Do this » Extract every line where the string "chart" appears.
*** Given data ***
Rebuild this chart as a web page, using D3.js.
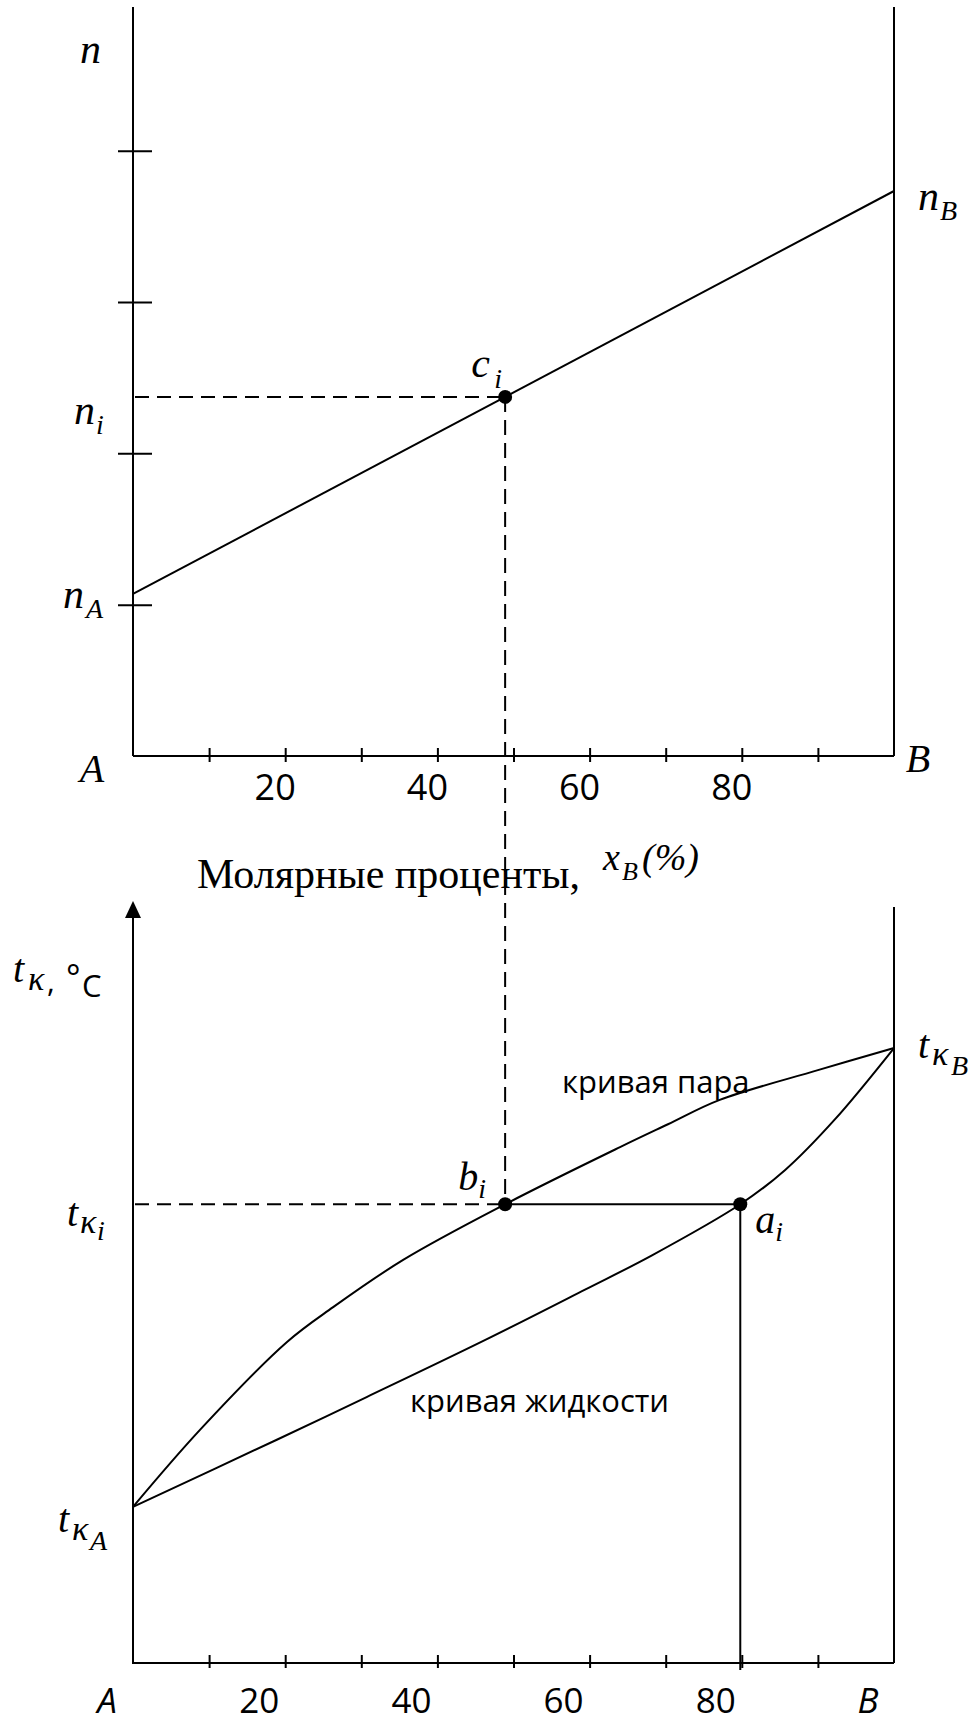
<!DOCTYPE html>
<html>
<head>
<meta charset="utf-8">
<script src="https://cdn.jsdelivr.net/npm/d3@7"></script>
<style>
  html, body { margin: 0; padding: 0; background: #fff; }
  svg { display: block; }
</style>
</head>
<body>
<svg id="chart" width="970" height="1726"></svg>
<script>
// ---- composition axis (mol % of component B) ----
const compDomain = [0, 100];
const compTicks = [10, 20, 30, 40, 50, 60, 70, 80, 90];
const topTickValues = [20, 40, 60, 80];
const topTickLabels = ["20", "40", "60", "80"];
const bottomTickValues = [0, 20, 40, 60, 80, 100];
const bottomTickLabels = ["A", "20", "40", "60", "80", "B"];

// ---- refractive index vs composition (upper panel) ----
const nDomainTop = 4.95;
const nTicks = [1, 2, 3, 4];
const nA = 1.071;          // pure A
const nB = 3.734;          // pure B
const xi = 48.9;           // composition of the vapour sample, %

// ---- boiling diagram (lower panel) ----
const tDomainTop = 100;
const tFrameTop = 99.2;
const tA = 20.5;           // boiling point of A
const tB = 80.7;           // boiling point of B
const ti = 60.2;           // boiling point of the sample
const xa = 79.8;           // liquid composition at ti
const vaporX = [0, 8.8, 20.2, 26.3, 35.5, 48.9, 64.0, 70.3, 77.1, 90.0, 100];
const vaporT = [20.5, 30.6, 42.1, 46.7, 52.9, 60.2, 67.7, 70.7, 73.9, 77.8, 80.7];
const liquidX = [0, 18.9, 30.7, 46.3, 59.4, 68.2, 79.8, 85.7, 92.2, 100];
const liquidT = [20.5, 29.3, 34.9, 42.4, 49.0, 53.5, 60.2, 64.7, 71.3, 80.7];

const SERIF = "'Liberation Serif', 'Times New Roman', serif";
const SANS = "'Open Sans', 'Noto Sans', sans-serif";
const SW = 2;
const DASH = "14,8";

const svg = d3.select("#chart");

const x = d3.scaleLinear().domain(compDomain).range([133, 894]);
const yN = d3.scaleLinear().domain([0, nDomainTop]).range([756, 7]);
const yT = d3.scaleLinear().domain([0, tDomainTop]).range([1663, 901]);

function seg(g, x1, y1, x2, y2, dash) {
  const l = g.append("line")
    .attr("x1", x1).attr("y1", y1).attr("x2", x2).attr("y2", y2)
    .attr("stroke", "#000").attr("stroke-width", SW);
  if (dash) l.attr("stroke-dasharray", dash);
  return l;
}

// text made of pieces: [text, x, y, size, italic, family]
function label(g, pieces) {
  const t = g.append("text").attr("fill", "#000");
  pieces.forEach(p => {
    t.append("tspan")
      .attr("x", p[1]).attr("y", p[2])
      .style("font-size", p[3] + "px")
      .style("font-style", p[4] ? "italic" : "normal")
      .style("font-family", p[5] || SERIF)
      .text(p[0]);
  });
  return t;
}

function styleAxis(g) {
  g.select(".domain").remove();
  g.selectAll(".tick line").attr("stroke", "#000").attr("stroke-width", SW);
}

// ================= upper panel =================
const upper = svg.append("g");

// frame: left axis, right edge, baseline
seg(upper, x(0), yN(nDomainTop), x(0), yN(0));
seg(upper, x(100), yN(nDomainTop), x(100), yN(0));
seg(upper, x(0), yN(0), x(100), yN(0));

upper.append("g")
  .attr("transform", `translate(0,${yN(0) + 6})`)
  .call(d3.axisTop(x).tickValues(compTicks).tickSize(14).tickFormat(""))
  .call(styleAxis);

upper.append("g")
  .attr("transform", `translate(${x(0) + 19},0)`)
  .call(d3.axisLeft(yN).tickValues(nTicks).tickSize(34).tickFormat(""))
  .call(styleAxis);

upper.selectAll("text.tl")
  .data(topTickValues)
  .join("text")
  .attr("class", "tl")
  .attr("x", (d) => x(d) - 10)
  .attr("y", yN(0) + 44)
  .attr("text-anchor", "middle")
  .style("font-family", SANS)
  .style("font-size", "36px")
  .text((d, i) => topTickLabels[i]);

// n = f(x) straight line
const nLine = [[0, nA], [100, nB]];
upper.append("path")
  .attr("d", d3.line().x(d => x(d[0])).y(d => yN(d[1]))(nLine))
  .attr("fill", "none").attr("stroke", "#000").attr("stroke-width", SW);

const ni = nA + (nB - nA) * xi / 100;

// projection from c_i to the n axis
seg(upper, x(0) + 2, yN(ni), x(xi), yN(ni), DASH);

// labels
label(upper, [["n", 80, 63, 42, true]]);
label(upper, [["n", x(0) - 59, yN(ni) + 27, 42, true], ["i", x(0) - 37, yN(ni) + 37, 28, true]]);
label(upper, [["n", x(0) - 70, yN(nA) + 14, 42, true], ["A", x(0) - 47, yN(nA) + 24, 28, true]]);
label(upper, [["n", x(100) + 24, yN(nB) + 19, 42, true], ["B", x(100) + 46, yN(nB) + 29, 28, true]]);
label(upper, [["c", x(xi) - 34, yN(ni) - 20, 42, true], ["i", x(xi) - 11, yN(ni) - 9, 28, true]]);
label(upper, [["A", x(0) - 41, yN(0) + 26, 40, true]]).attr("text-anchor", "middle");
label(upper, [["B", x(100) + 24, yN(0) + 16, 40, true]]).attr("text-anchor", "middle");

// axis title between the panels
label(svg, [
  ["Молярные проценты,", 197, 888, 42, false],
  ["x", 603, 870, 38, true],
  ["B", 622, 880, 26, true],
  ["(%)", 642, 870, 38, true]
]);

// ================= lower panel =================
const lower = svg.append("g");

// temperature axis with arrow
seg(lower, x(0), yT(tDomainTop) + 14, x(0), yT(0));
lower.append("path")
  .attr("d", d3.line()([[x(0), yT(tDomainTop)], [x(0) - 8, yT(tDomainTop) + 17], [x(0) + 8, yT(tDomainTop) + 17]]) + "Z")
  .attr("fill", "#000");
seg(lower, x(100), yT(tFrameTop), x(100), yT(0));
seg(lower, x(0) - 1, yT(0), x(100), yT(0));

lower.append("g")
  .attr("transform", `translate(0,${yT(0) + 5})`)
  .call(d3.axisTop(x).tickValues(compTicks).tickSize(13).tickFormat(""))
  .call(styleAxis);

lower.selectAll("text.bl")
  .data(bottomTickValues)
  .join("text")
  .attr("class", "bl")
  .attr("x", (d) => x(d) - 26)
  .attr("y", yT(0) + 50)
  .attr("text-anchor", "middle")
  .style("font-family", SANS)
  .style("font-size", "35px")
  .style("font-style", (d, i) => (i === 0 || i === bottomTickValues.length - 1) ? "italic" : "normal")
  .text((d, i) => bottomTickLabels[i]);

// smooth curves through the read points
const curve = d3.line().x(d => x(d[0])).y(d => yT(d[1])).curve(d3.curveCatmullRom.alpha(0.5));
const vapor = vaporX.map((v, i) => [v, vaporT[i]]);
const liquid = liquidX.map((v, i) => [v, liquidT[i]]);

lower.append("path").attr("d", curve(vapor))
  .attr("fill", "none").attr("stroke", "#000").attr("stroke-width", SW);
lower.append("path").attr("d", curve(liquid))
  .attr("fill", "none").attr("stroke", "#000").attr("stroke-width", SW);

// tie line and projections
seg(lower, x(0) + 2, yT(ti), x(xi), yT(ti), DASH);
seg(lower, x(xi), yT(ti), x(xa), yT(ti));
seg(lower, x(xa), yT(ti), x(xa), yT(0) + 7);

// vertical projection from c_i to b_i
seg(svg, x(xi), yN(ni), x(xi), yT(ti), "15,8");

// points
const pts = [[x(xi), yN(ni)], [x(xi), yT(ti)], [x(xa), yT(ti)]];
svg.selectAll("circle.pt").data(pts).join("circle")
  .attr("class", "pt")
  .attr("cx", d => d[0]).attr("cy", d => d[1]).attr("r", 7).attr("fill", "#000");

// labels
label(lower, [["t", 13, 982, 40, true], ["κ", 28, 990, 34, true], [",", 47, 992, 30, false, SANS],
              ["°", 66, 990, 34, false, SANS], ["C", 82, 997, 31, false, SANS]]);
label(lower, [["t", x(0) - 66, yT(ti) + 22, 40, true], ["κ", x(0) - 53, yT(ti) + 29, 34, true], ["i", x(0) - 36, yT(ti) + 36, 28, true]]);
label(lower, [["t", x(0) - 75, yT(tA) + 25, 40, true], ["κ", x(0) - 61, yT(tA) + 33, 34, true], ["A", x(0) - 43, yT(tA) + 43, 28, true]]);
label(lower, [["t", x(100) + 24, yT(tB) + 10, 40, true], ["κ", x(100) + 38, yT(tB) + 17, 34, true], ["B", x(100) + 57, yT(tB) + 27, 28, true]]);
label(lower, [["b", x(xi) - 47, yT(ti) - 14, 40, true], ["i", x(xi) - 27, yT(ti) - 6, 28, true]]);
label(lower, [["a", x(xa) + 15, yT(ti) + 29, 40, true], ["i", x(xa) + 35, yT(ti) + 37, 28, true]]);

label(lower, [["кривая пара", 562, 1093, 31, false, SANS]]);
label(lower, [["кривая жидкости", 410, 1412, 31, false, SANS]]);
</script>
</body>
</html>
***
*** Given data ***
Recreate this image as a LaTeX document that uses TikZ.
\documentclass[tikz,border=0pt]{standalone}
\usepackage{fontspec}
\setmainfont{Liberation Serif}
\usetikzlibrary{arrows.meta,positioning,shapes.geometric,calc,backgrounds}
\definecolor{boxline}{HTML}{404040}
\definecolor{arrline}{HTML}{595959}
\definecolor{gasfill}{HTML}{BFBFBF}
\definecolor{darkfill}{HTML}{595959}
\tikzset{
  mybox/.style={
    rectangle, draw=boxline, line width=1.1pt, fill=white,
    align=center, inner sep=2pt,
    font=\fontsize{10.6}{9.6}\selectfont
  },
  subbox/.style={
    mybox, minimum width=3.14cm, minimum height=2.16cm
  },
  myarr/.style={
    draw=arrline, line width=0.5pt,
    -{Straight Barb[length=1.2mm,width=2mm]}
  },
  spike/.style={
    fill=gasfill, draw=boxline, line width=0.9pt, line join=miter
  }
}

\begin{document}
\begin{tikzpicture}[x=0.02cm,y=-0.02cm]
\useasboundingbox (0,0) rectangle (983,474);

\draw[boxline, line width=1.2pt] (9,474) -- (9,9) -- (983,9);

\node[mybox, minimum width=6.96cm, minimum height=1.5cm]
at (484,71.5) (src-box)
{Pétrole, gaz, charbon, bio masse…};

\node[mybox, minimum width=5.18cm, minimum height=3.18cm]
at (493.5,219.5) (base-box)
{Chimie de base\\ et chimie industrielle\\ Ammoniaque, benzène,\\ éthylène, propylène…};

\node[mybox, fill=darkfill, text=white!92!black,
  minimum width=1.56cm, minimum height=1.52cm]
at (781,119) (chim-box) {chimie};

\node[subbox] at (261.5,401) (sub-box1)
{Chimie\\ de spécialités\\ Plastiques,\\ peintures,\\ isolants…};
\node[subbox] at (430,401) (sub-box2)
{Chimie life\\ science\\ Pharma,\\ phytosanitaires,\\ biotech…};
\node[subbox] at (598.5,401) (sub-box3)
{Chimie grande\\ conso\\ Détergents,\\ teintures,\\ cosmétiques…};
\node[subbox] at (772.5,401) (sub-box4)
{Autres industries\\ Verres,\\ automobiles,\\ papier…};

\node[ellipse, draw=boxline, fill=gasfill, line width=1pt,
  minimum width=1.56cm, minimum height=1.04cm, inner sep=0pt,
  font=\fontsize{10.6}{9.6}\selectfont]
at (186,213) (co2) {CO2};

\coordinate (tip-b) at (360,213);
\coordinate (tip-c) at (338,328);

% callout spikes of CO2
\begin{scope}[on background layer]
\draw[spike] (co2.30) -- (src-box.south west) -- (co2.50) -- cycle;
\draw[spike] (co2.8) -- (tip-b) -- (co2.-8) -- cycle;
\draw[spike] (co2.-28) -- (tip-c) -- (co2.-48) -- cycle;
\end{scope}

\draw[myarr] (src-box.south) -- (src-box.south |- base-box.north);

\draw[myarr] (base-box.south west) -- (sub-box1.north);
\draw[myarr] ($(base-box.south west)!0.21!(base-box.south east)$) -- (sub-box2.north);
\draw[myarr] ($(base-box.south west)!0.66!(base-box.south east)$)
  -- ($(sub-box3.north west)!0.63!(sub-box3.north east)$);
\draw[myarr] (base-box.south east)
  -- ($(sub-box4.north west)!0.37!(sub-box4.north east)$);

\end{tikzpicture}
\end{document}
***
Solution »
Rebuild this chart as a web page, using D3.js.
<svg id="chart" width="970" height="1726"></svg>
const svg = d3.select("#chart");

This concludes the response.